Wooing Hollywood’s glamour girls – the Nicoles, Renees, Gwyneths, and Charlizes – in the hopes they’ll wear a particular designer’s gown to an event is nothing new. But what’s changed in recent years are the calculating, not-so-fabulous rumblings beneath the red carpet’s pretty surface. While firms like MHA Media can’t afford to give away piles of gowns and accessories, many designers can – and some are even paying stars to wear them. What’s more, savvy celebrities – who can rattle off designers’ names on the red carpet with aplomb – are getting more aggressive about soliciting these deals. They are also keeping them as quiet as a PricewaterhouseCoopers accountant on Oscar eve.

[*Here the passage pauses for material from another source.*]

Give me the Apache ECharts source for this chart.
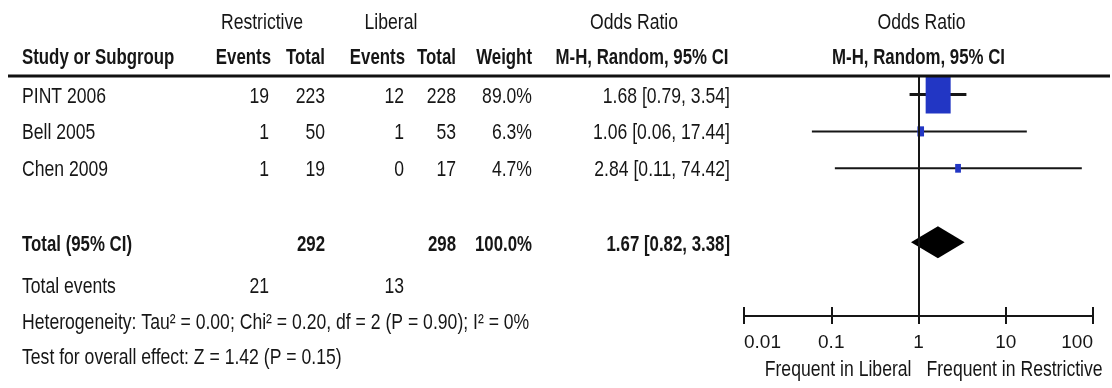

”It’s a dirty little secret, but it’s true,” says a fashion insider. ”[Stars] certainly don’t want their public to know. The public assumes [that their choice of dress] is an independent endorsement of someone they admire and think has style.”
With the Oscars outperforming designer runway shows as the most watched fashion event of the year – and the value of red-carpet hits estimated to be in excess of $25 million in comparable advertising and retail sales – it’s no wonder the backstage dealings have gotten dirtier than a starlet’s train at the end of a long night. ”There are certain celebrities whose people are making demands to jewelry and fashion houses for contracts,” says Rose Apodaca Jones, West Coast bureau chief of Women’s Wear Daily. ”In other words, they’ll wear something in exchange for several hundred thousand dollars. As disgusting as it sounds, I can’t blame celebrities for pulling this.”
Another recent development is the concept of exclusivity: The top tier of glam actresses can demand that a designer dress them – and only them – for big nights. Which can leave the designer hanging should the diva have a last-minute change of heart. Yes, designers can spend six figures just for the possibility that a notoriously fickle star will wear their clothes to an event. ”It’s all part of their PR budget,” says Halle Berry’s stylist, Phillip Bloch. ”You’re flying [stars and stylists] out, you’re putting them up at the L’Ermitage, you’re paying for room service, not to mention shipping all the clothes out. They’re spending fortunes on this.”